── Available data ──
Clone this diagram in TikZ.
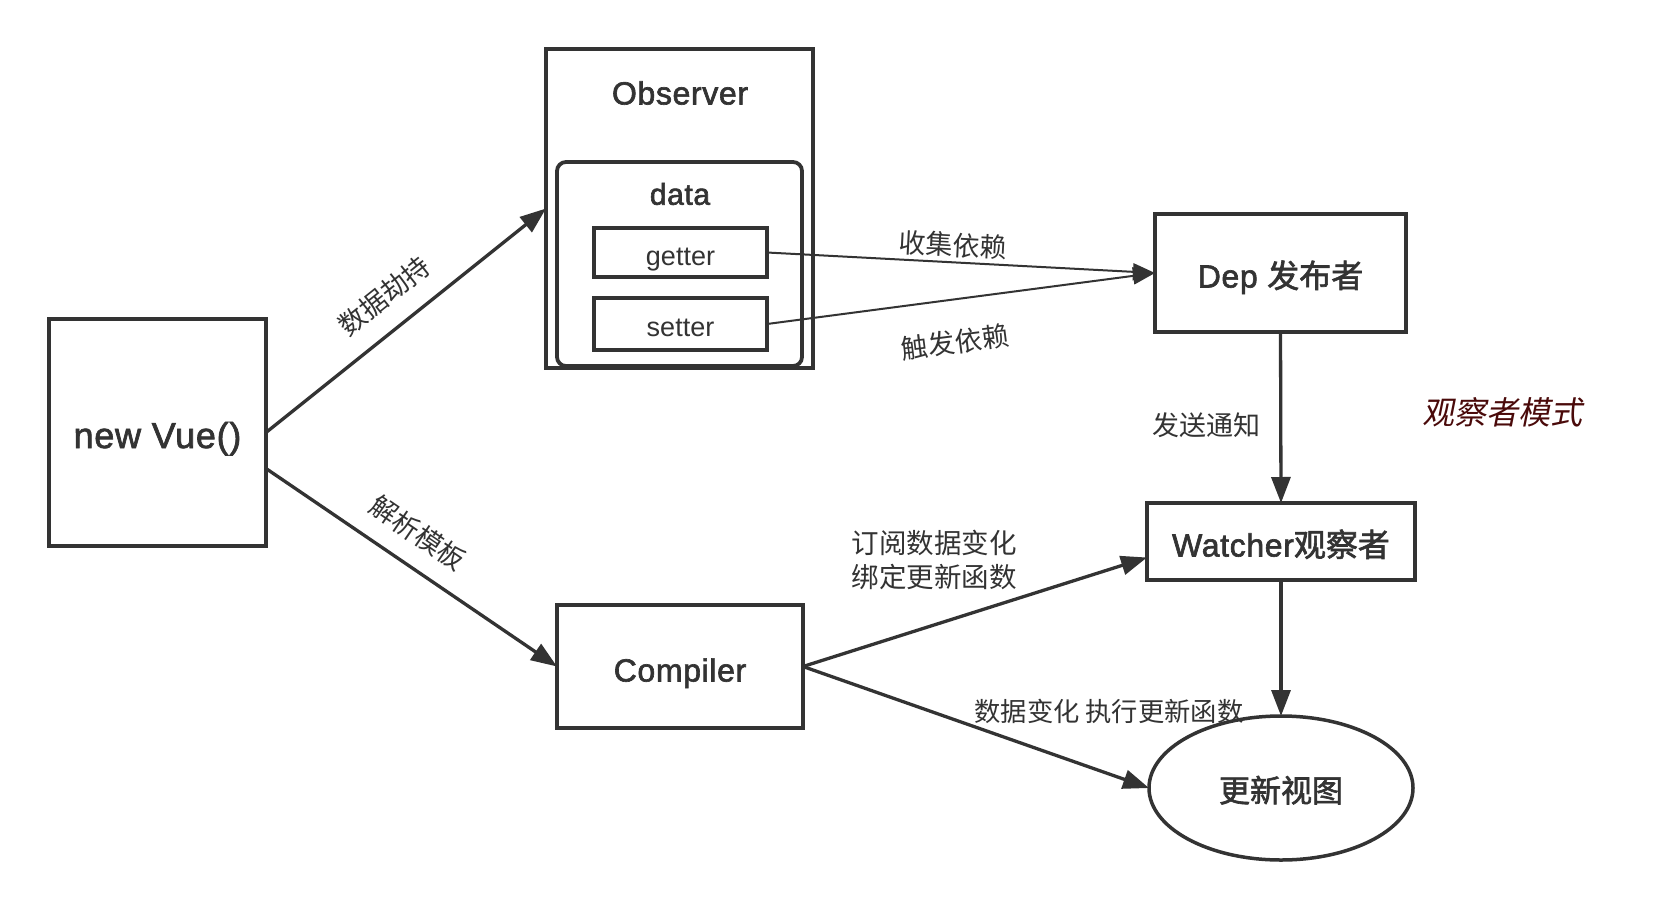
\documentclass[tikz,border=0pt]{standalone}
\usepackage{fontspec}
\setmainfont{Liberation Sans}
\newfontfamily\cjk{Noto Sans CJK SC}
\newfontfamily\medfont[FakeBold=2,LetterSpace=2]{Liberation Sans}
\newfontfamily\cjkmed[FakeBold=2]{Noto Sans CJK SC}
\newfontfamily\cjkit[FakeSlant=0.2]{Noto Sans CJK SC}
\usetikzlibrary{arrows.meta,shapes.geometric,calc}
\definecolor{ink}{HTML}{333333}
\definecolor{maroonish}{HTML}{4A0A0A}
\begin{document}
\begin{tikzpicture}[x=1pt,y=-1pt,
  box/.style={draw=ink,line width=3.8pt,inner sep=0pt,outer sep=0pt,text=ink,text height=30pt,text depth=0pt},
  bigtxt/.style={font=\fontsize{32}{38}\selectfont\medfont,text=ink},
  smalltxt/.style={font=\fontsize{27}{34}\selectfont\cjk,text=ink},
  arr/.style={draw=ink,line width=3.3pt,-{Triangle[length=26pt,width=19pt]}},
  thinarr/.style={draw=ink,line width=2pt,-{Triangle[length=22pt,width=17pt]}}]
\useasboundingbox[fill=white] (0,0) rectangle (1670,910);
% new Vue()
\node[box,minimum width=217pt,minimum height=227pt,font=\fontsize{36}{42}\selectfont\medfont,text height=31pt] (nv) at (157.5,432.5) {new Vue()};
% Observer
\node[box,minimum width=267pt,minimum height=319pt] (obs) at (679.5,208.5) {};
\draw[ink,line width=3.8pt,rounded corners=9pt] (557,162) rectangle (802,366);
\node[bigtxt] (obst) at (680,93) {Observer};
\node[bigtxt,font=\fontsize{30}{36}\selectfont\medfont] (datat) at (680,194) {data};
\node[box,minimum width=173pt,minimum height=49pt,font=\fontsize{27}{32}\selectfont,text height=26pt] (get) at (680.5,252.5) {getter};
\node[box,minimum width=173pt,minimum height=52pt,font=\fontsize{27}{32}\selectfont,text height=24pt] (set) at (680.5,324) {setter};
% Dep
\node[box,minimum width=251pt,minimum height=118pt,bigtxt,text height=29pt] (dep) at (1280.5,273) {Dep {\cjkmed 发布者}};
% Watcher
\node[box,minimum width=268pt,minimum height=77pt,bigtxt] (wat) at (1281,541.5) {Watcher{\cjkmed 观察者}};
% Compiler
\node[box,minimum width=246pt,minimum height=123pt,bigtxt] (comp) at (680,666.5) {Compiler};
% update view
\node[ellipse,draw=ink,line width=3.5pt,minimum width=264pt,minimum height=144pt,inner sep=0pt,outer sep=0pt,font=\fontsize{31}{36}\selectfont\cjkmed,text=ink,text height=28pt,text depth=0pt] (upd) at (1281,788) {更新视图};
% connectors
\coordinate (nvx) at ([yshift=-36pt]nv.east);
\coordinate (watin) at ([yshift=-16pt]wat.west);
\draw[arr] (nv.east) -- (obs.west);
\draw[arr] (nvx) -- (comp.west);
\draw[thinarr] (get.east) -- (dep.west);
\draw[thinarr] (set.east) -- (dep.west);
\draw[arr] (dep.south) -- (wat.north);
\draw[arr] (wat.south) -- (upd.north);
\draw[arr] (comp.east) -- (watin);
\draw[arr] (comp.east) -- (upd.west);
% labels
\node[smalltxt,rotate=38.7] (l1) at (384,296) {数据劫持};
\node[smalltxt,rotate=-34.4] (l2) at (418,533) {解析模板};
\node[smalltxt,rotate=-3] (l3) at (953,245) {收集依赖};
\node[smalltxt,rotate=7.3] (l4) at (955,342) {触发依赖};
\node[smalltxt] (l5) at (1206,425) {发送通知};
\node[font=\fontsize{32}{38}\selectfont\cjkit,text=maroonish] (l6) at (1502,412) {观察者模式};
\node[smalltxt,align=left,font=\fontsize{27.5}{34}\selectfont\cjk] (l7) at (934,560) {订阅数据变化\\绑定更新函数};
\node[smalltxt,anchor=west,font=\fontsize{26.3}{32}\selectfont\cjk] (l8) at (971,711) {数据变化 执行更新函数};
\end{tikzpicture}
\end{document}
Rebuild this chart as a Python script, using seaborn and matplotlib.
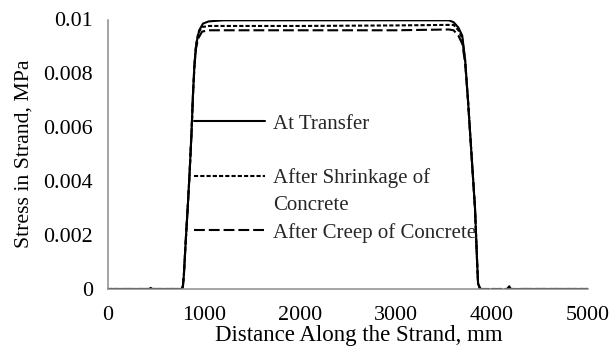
───
(Task to complete): Scan the material above for the string "this" and report each line where you find it.

(Exercise output):
Clone this diagram in TikZ.
Rebuild this chart as a Python script, using seaborn and matplotlib.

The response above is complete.